> [SOURCE MATERIAL]:

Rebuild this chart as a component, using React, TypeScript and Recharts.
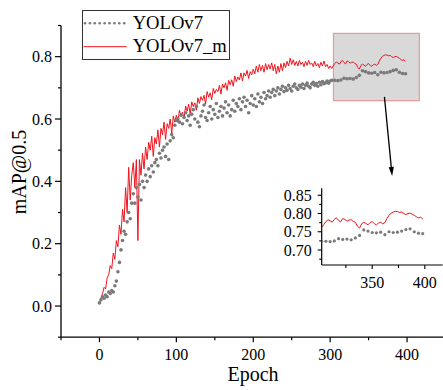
import React from 'react';
import { LineChart, Line, XAxis, YAxis, ReferenceArea, ReferenceLine, Legend } from 'recharts';

const FONT = '"Liberation Serif", "Times New Roman", "DejaVu Serif", serif';
const textStyle = { fontFamily: FONT };

// YOLOv7_m mAP@0.5, one value every 2 epochs starting at epoch 0
const yolov7mStep = 2;
const yolov7mMap = [
  0.010, 0.025, 0.040, 0.060, 0.055, 0.090, 0.100, 0.130, 0.120, 0.170,
  0.150, 0.210, 0.190, 0.260, 0.230, 0.310, 0.270, 0.380, 0.300, 0.445,
  0.340, 0.420, 0.460, 0.380, 0.470, 0.210, 0.470, 0.420, 0.490, 0.440,
  0.510, 0.470, 0.525, 0.500, 0.545, 0.480, 0.540, 0.520, 0.565, 0.510,
  0.570, 0.550, 0.590, 0.535, 0.585, 0.570, 0.600, 0.555, 0.610, 0.590,
  0.612, 0.590, 0.628, 0.610, 0.622, 0.600, 0.642, 0.625, 0.648, 0.615,
  0.655, 0.640, 0.652, 0.628, 0.668, 0.650, 0.672, 0.660, 0.676, 0.648,
  0.688, 0.670, 0.684, 0.662, 0.698, 0.682, 0.695, 0.688, 0.708, 0.680,
  0.712, 0.700, 0.716, 0.692, 0.724, 0.710, 0.726, 0.705, 0.738, 0.720,
  0.735, 0.725, 0.748, 0.722, 0.748, 0.738, 0.756, 0.730, 0.752, 0.742,
  0.760, 0.745, 0.770, 0.750, 0.775, 0.755, 0.772, 0.750, 0.778, 0.758,
  0.775, 0.760, 0.780, 0.755, 0.775, 0.745, 0.770, 0.750, 0.778, 0.755,
  0.780, 0.765, 0.785, 0.770, 0.795, 0.775, 0.790, 0.772, 0.785, 0.770,
  0.788, 0.775, 0.782, 0.768, 0.785, 0.772, 0.788, 0.775, 0.780, 0.768,
  0.785, 0.770, 0.778, 0.765, 0.782, 0.770, 0.786, 0.768, 0.775, 0.762,
  0.770, 0.762, 0.770, 0.778, 0.783, 0.780, 0.776, 0.784, 0.788, 0.781,
  0.777, 0.786, 0.784, 0.779, 0.782, 0.783, 0.778, 0.776, 0.765, 0.760,
  0.772, 0.776, 0.773, 0.769, 0.775, 0.778, 0.772, 0.769, 0.774, 0.776,
  0.772, 0.775, 0.786, 0.795, 0.801, 0.804, 0.806, 0.805, 0.803, 0.804,
  0.800, 0.797, 0.800, 0.801, 0.798, 0.795, 0.791, 0.788, 0.790, 0.785,
];

// YOLOv7 mAP@0.5, epochs 0..100 every 2 epochs
const yolov7EarlyMap = [
  0.010, 0.020, 0.030, 0.025, 0.035, 0.030, 0.045, 0.040, 0.050, 0.045,
  0.065, 0.080, 0.110, 0.140, 0.180, 0.210, 0.240, 0.230, 0.270, 0.300,
  0.280, 0.330, 0.360, 0.330, 0.380, 0.350, 0.390, 0.340, 0.400, 0.380,
  0.420, 0.400, 0.440, 0.415, 0.450, 0.430, 0.460, 0.470, 0.450, 0.490,
  0.475, 0.500, 0.510, 0.480, 0.520, 0.470, 0.530, 0.550, 0.540, 0.580,
  0.595,
];
// epochs 102..300 every 2 epochs
const yolov7MidMap = [
  0.600, 0.590, 0.612, 0.585, 0.605, 0.620, 0.595, 0.610, 0.580, 0.615,
  0.630, 0.600, 0.640, 0.590, 0.575, 0.610, 0.625, 0.645, 0.605, 0.595,
  0.620, 0.640, 0.600, 0.630, 0.615, 0.650, 0.605, 0.625, 0.640, 0.610,
  0.635, 0.655, 0.620, 0.645, 0.610, 0.630, 0.660, 0.625, 0.650, 0.640,
  0.665, 0.630, 0.655, 0.670, 0.640, 0.660, 0.620, 0.650, 0.675, 0.645,
  0.665, 0.640, 0.680, 0.655, 0.670, 0.650, 0.685, 0.665, 0.675, 0.690,
  0.670, 0.685, 0.695, 0.675, 0.690, 0.700, 0.680, 0.695, 0.705, 0.688,
  0.700, 0.692, 0.708, 0.698, 0.690, 0.705, 0.712, 0.700, 0.695, 0.708,
  0.702, 0.712, 0.698, 0.708, 0.715, 0.705, 0.700, 0.712, 0.718, 0.708,
  0.714, 0.705, 0.718, 0.710, 0.720, 0.713, 0.716, 0.722, 0.715, 0.722,
];
// epochs 302..398 every 4 epochs
const yolov7LateMap = [
  0.724, 0.724, 0.723, 0.725, 0.731, 0.729, 0.730, 0.728, 0.733, 0.740,
  0.755, 0.752, 0.748, 0.747, 0.749, 0.742, 0.750, 0.748, 0.749, 0.752,
  0.756, 0.758, 0.750, 0.746, 0.745,
];

const seriesNames = ['YOLOv7', 'YOLOv7_m'];
const mainXTicks = [-50, 0, 50, 100, 150, 200, 250, 300, 350, 400, 450];
const mainYTicks = [-0.1, 0, 0.1, 0.2, 0.3, 0.4, 0.5, 0.6, 0.7, 0.8, 0.9];
const insetXTicks = [325, 350, 375, 400];
const insetYTicks = [0.675, 0.7, 0.725, 0.75, 0.775, 0.8, 0.825, 0.85];
// zoomed window (epoch range, mAP range)
const zoomX = [304.3, 416];
const zoomY = [0.659, 0.875];

const redData = yolov7mMap.map((map, i) => ({ epoch: i * yolov7mStep, map }));
const grayData = [
  ...yolov7EarlyMap.map((map, i) => ({ epoch: i * 2, map })),
  ...yolov7MidMap.map((map, i) => ({ epoch: 102 + i * 2, map })),
  ...yolov7LateMap.map((map, i) => ({ epoch: 302 + i * 4, map })),
];
const redInset = redData.filter((d) => d.epoch >= 302);
const grayInset = grayData.filter((d) => d.epoch >= 302);

const RED = '#f0141e';
const GRAY = '#7a7a7a';

const MainXTick = (props: any) => {
  const { x, y, payload } = props;
  const v = payload.value;
  const major = v % 100 === 0;
  return (
    <g>
      <line x1={x} y1={y} x2={x} y2={y + (major ? 5 : 3)} stroke="#000" strokeWidth={1.2} />
      {major && (
        <text x={x} y={y + 23} textAnchor="middle" fontSize={16} style={textStyle} fill="#000">
          {v}
        </text>
      )}
    </g>
  );
};

const MainYTick = (props: any) => {
  const { x, y, payload } = props;
  const v = payload.value;
  const major = Math.abs(Math.round(v * 10)) % 2 === 0;
  return (
    <g>
      <line x1={x} y1={y} x2={x - (major ? 6 : 3)} y2={y} stroke="#000" strokeWidth={1.2} />
      {major && (
        <text x={x - 9} y={y + 5.5} textAnchor="end" fontSize={16} style={textStyle} fill="#000">
          {v.toFixed(1)}
        </text>
      )}
    </g>
  );
};

const InsetXTick = (props: any) => {
  const { x, y, payload } = props;
  const v = payload.value;
  const major = v % 50 === 0;
  return (
    <g>
      <line x1={x} y1={y} x2={x} y2={y + (major ? 4 : 3)} stroke="#000" strokeWidth={1.1} />
      {major && (
        <text x={x} y={y + 23} textAnchor="middle" fontSize={16} style={textStyle} fill="#000">
          {v}
        </text>
      )}
    </g>
  );
};

const InsetYTick = (props: any) => {
  const { x, y, payload } = props;
  const v = payload.value;
  const major = Math.round(v * 1000) % 50 === 0;
  return (
    <g>
      <line x1={x} y1={y} x2={x - (major ? 4 : 2.5)} y2={y} stroke="#000" strokeWidth={1.1} />
      {major && (
        <text x={x - 10} y={y + 5.5} textAnchor="end" fontSize={16} style={textStyle} fill="#000">
          {v.toFixed(2)}
        </text>
      )}
    </g>
  );
};

const Arrow = (props: any) => {
  const { x1, y1, x2, y2 } = props;
  const ang = Math.atan2(y2 - y1, x2 - x1);
  const len = 9;
  const half = 2.6;
  const bx = x2 - len * Math.cos(ang);
  const by = y2 - len * Math.sin(ang);
  const px = -Math.sin(ang) * half;
  const py = Math.cos(ang) * half;
  return (
    <g>
      <line x1={x1} y1={y1} x2={bx} y2={by} stroke="#000" strokeWidth={1.3} />
      <polygon points={`${x2},${y2} ${bx + px},${by + py} ${bx - px},${by - py}`} fill="#000" />
    </g>
  );
};

const renderLegend = () => (
  <svg width={148} height={50} style={{ display: 'block' }}>
    <rect x={0.5} y={0.5} width={147} height={49} fill="#fff" stroke="#333" strokeWidth={1} />
    {Array.from({ length: 9 }, (_, i) => (
      <circle key={i} cx={3 + i * 4.9} cy={13.3} r={1.3} fill={GRAY} />
    ))}
    <line x1={1.5} y1={36.7} x2={44.7} y2={36.7} stroke={RED} strokeWidth={1} />
    <text x={50.7} y={18.8} fontSize={18.6} style={textStyle} fill="#000">{seriesNames[0]}</text>
    <text x={50.7} y={42} fontSize={18.6} style={textStyle} fill="#000">{seriesNames[1]}</text>
  </svg>
);

const yTitle = () => (
  <text x={26} y={172} transform="rotate(-90 26 172)" textAnchor="middle" fontSize={20} style={textStyle} fill="#000">
    mAP@0.5
  </text>
);

const xTitle = () => (
  <text x={253} y={381} textAnchor="middle" fontSize={20} style={textStyle} fill="#000">
    Epoch
  </text>
);

export default function App() {
  return (
    <div style={{ position: 'absolute', left: 0, top: 0, width: 443, height: 390, overflow: 'hidden', background: '#fff' }}>
      <LineChart width={450} height={390} margin={{ top: 25.5, right: 4.5, bottom: 0, left: 0 }}>
        <XAxis
          type="number"
          dataKey="epoch"
          domain={[-50, 450]}
          ticks={mainXTicks}
          interval={0}
          height={52.8}
          tickSize={0}
          tickMargin={0}
          tickLine={false}
          tick={MainXTick}
          axisLine={{ stroke: '#000', strokeWidth: 1.3 }}
          label={xTitle}
        />
        <YAxis
          type="number"
          domain={[-0.1, 0.9]}
          ticks={mainYTicks}
          interval={0}
          width={61}
          tickSize={0}
          tickMargin={0}
          tickLine={false}
          tick={MainYTick}
          axisLine={{ stroke: '#000', strokeWidth: 1.3 }}
          label={yTitle}
        />
        <Line
          data={grayData}
          dataKey="map"
          name={seriesNames[0]}
          stroke="none"
          dot={{ r: 1.8, fill: GRAY, stroke: 'none' }}
          isAnimationActive={false}
        />
        <Line
          data={redData}
          dataKey="map"
          name={seriesNames[1]}
          type="linear"
          stroke={RED}
          strokeWidth={1}
          dot={false}
          isAnimationActive={false}
        />
        <ReferenceArea
          x1={zoomX[0]}
          x2={zoomX[1]}
          y1={zoomY[0]}
          y2={zoomY[1]}
          fill="#b3b3b3"
          fillOpacity={0.5}
          stroke="#e69a9a"
          strokeWidth={1.2}
        />
        <ReferenceLine
          segment={[{ x: 370.6, y: 0.671 }, { x: 380.6, y: 0.417 }]}
          shape={Arrow}
        />
        <Legend
          layout="vertical"
          align="center"
          verticalAlign="middle"
          content={renderLegend}
          wrapperStyle={{ left: 82, top: 10, width: 148, height: 50 }}
        />
      </LineChart>
      <div style={{ position: 'absolute', left: 272, top: 178 }}>
        <LineChart width={172} height={118} margin={{ top: 10.3, right: 1.3, bottom: 0, left: 0 }}>
          <XAxis
            type="number"
            dataKey="epoch"
            domain={[302, 417]}
            ticks={insetXTicks}
            interval={0}
            height={31}
            tickSize={0}
            tickMargin={0}
            tickLine={false}
            tick={InsetXTick}
            axisLine={{ stroke: '#000', strokeWidth: 1.2 }}
            allowDataOverflow
          />
          <YAxis
            type="number"
            domain={[0.659, 0.869]}
            ticks={insetYTicks}
            interval={0}
            width={49.7}
            tickSize={0}
            tickMargin={0}
            tickLine={false}
            tick={InsetYTick}
            axisLine={{ stroke: '#000', strokeWidth: 1.2 }}
            allowDataOverflow
          />
          <Line
            data={grayInset}
            dataKey="map"
            stroke="none"
            dot={{ r: 1.6, fill: GRAY, stroke: 'none' }}
            isAnimationActive={false}
          />
          <Line
            data={redInset}
            dataKey="map"
            type="linear"
            stroke={RED}
            strokeWidth={1}
            dot={false}
            isAnimationActive={false}
          />
        </LineChart>
      </div>
    </div>
  );
}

> [EXERCISE AIM]: Everything from the top line of the data down to and including the line with "ReferenceArea, ReferenceLine, Legend" is to be copied, except the pictures.

> [RESULT OF THIS EXERCISE]:
Rebuild this chart as a component, using React, TypeScript and Recharts.
import React from 'react';
import { LineChart, Line, XAxis, YAxis, ReferenceArea, ReferenceLine, Legend } from 'recharts';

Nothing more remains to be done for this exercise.